▸ **Stated exercise**
Retype exactly what runs from the first line of the data to the line with "(5,5) rectangle (1365,1497);", keeping both of those lines and skipping pictures.

▸ **Recorded information**
* Begin *

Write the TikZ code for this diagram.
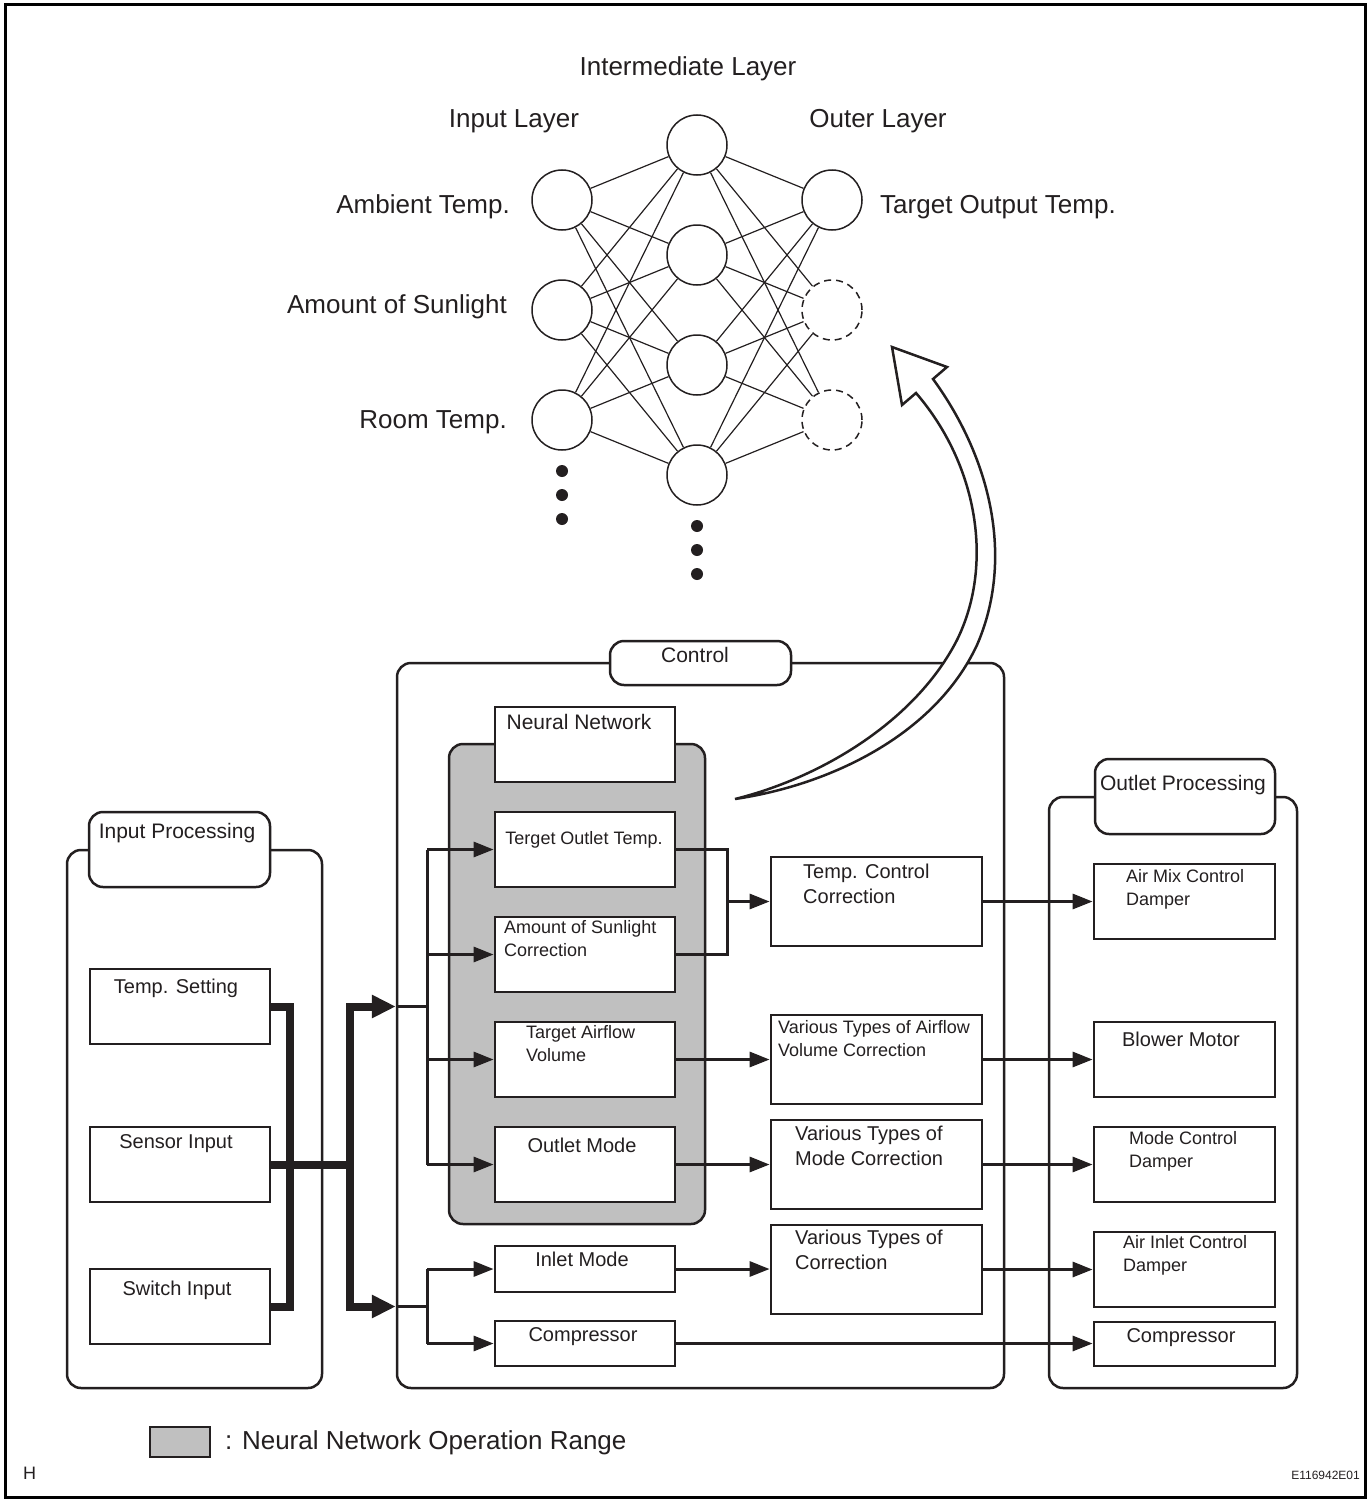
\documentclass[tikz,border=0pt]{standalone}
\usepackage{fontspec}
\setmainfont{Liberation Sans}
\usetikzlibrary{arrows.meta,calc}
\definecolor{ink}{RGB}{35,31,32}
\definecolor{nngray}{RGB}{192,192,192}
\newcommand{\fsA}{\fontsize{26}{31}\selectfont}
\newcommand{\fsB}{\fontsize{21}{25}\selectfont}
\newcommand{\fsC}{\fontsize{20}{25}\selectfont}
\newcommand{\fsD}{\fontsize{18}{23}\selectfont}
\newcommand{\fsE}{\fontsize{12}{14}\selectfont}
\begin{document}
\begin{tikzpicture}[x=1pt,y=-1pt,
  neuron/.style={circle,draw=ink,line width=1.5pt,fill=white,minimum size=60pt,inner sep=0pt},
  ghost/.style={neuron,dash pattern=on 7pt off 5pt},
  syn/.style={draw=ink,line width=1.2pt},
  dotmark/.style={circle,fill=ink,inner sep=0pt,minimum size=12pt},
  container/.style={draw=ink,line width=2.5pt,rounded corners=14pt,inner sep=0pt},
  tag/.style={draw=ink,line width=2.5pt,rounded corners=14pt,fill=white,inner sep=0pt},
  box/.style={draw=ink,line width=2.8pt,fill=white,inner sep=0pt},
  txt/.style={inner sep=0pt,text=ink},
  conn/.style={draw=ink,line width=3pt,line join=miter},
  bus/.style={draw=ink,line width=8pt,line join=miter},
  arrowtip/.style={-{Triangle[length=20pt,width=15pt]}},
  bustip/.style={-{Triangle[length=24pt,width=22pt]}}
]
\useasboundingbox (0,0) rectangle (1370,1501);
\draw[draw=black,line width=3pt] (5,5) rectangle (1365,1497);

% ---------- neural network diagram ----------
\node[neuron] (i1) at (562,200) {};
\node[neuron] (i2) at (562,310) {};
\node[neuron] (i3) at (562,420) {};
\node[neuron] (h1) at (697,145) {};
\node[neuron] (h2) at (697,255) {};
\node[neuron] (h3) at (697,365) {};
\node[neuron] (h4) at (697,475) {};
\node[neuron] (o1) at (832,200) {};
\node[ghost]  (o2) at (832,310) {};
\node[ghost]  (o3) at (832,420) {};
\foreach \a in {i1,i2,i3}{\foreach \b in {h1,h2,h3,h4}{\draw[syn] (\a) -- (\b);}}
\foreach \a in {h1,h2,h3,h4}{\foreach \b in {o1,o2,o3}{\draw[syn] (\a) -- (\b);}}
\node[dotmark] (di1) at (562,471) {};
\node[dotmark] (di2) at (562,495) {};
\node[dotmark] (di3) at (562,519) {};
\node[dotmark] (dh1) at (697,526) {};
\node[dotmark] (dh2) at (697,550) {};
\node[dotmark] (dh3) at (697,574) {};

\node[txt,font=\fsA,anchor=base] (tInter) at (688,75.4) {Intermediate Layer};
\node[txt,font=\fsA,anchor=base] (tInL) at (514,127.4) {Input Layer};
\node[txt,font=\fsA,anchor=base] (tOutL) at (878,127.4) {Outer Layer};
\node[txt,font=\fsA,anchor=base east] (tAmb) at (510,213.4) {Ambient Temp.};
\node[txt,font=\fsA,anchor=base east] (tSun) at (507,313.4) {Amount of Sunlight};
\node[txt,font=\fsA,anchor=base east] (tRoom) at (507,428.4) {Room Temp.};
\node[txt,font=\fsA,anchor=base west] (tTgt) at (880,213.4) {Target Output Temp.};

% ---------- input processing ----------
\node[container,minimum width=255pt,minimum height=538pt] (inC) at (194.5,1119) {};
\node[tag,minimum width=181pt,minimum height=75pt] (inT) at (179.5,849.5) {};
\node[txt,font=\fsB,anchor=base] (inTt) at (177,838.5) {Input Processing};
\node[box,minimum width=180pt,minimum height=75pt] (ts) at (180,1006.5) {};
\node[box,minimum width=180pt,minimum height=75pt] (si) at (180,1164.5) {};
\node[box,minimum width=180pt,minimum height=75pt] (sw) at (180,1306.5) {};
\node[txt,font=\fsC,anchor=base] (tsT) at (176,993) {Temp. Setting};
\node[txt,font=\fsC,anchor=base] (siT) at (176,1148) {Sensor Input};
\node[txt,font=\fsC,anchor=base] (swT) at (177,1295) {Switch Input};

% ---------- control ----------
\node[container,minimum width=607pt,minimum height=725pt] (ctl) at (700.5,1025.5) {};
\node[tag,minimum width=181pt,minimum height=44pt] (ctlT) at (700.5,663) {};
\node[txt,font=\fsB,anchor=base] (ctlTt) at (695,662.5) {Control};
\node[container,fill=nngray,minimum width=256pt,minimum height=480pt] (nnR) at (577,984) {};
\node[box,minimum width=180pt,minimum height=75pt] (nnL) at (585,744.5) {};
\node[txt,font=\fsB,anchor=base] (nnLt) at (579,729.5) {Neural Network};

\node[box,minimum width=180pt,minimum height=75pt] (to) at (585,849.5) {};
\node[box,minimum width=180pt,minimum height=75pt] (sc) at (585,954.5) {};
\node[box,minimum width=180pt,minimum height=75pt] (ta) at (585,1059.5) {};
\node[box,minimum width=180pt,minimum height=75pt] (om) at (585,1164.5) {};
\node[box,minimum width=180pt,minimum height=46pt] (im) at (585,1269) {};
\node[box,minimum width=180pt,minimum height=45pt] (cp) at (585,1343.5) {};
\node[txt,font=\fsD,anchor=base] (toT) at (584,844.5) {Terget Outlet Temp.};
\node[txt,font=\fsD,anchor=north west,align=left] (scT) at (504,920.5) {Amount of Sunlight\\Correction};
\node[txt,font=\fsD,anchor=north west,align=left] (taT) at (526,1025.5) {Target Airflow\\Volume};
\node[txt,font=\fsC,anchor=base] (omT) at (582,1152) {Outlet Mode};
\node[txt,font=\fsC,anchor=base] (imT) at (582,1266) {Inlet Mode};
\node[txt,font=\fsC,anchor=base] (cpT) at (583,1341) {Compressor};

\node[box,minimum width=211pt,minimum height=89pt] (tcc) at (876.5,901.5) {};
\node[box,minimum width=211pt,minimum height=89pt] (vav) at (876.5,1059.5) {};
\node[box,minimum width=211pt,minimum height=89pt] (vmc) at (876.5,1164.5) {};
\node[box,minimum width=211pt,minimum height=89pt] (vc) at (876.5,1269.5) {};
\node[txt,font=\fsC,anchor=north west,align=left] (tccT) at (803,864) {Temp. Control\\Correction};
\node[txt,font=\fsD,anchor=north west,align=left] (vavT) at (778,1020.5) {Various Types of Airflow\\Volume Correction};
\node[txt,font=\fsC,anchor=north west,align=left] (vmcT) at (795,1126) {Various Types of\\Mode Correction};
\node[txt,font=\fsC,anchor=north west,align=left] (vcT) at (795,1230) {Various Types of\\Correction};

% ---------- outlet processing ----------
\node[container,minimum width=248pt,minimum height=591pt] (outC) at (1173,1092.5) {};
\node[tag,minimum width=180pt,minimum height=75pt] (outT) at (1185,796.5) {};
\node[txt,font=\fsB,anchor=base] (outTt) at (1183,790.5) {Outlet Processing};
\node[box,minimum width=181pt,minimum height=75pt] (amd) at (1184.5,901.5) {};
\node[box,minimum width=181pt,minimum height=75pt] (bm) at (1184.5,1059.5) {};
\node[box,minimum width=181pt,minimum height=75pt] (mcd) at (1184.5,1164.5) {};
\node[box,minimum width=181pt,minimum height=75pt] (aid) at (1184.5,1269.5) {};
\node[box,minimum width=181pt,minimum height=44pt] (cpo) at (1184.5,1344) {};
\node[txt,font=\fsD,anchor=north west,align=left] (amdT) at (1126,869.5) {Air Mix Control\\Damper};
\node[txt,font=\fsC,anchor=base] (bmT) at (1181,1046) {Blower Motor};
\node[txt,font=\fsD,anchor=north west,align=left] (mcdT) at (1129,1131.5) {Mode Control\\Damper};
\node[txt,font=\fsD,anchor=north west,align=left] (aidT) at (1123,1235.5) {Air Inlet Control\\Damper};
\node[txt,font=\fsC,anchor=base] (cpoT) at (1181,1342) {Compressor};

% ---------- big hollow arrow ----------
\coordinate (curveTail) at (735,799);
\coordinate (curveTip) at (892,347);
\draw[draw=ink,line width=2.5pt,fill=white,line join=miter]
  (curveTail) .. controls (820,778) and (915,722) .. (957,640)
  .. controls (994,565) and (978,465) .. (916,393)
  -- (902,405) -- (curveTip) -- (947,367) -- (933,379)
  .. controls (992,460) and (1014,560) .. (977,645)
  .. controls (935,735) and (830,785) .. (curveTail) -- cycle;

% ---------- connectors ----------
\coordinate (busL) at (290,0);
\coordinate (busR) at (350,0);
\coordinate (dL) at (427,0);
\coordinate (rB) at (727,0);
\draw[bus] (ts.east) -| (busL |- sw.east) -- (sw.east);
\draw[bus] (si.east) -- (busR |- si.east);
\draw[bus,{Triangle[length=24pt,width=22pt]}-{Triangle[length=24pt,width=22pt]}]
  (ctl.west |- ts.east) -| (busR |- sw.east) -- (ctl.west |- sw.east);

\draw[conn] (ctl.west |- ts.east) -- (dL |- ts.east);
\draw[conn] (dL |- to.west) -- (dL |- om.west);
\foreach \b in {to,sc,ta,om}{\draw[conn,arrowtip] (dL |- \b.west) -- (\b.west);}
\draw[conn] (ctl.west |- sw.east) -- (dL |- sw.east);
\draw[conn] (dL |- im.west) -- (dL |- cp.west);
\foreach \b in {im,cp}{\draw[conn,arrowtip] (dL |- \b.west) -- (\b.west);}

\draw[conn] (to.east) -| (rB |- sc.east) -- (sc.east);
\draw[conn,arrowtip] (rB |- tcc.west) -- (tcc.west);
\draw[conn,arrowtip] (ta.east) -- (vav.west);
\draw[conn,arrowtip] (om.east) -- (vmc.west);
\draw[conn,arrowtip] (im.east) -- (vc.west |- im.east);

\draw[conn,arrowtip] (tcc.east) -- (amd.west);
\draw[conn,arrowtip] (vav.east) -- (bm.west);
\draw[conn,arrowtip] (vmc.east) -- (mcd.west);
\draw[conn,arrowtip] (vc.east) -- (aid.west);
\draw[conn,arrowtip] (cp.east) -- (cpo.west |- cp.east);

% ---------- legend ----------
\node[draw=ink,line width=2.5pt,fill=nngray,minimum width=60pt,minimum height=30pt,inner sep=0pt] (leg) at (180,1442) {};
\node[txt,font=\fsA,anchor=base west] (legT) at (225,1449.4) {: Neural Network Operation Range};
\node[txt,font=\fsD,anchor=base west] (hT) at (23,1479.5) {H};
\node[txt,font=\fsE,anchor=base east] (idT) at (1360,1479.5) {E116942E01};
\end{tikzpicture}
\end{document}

* End *

▸ **Finished answer**
Write the TikZ code for this diagram.
\documentclass[tikz,border=0pt]{standalone}
\usepackage{fontspec}
\setmainfont{Liberation Sans}
\usetikzlibrary{arrows.meta,calc}
\definecolor{ink}{RGB}{35,31,32}
\definecolor{nngray}{RGB}{192,192,192}
\newcommand{\fsA}{\fontsize{26}{31}\selectfont}
\newcommand{\fsB}{\fontsize{21}{25}\selectfont}
\newcommand{\fsC}{\fontsize{20}{25}\selectfont}
\newcommand{\fsD}{\fontsize{18}{23}\selectfont}
\newcommand{\fsE}{\fontsize{12}{14}\selectfont}
\begin{document}
\begin{tikzpicture}[x=1pt,y=-1pt,
  neuron/.style={circle,draw=ink,line width=1.5pt,fill=white,minimum size=60pt,inner sep=0pt},
  ghost/.style={neuron,dash pattern=on 7pt off 5pt},
  syn/.style={draw=ink,line width=1.2pt},
  dotmark/.style={circle,fill=ink,inner sep=0pt,minimum size=12pt},
  container/.style={draw=ink,line width=2.5pt,rounded corners=14pt,inner sep=0pt},
  tag/.style={draw=ink,line width=2.5pt,rounded corners=14pt,fill=white,inner sep=0pt},
  box/.style={draw=ink,line width=2.8pt,fill=white,inner sep=0pt},
  txt/.style={inner sep=0pt,text=ink},
  conn/.style={draw=ink,line width=3pt,line join=miter},
  bus/.style={draw=ink,line width=8pt,line join=miter},
  arrowtip/.style={-{Triangle[length=20pt,width=15pt]}},
  bustip/.style={-{Triangle[length=24pt,width=22pt]}}
]
\useasboundingbox (0,0) rectangle (1370,1501);
\draw[draw=black,line width=3pt] (5,5) rectangle (1365,1497);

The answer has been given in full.